Agenda slotVerdictEvidenceMissing pieces
Dynamic compute allocationadjacentAllocates test-time compute across rollouts, recursive selection, and refinement rather than only one long attempt.Needs numeric time-series or action-conditioned trajectory evidence under matched latency and cost.
Streaming state and long contextadjacentConverts long agent trajectories into bounded reusable summaries.Needs learned state updates for continuous streams, not one-off prompt summaries.

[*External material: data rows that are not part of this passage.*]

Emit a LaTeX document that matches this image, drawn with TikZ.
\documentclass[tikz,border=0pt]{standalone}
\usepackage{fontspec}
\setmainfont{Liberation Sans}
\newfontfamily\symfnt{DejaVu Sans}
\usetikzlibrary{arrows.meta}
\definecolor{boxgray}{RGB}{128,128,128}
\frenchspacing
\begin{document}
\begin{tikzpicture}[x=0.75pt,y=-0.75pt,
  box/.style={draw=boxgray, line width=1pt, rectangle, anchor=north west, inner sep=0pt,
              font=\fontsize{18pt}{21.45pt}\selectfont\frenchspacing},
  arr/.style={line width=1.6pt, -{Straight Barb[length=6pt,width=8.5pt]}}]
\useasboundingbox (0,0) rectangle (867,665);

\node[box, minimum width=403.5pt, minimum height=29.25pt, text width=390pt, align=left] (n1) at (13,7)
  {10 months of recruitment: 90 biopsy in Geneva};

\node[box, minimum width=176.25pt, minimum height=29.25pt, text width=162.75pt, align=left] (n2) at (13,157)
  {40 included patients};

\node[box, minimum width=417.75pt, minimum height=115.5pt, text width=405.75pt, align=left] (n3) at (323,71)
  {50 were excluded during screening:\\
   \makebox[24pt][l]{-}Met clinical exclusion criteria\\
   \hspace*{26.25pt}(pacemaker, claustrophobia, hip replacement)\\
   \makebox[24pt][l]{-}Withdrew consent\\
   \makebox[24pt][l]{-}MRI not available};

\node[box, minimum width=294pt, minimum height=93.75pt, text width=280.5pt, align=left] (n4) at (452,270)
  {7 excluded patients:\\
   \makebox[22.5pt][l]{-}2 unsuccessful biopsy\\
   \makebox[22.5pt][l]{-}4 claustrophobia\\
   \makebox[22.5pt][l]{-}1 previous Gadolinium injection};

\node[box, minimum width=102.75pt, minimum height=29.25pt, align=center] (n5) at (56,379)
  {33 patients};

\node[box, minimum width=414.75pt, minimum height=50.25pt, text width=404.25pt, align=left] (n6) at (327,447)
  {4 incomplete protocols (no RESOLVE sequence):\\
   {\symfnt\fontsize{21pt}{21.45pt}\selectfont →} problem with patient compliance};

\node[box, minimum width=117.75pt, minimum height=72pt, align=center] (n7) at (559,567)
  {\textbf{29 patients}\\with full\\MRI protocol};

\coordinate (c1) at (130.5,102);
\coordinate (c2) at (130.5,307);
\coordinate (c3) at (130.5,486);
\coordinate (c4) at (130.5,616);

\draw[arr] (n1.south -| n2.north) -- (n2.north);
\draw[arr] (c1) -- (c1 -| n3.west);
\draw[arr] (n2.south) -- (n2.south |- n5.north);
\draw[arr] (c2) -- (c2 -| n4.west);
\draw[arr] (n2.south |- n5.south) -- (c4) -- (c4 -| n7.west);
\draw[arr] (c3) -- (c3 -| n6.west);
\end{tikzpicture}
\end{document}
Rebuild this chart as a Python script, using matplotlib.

Context interfacepartially closesShows structured summaries can be a better agent interface than raw traces.Need schema and preservation tests for telemetry, graph state, actions, rewards, and uncertainty.
Control and counterfactualsadjacentRefined rollouts reuse prior action-observation evidence to choose better next actions.Does not model counterfactual futures directly or estimate action-conditioned outcome distributions.

Open Questions

  • What summary schema preserves decision-relevant state for software agents without copying raw traces?
  • Can structured summaries be trained as latent state rather than generated by prompts after each rollout?
  • For observability, which fields must survive compression: timing, magnitude, topology, action latency, error status, ownership, or policy constraints?
  • How should summary uncertainty be represented so downstream agents know when to inspect raw evidence again?
  • Which prior-experience artifacts should persist across rollouts: summaries, notes, tests, patches, scripts, tool outputs, or learned memory state?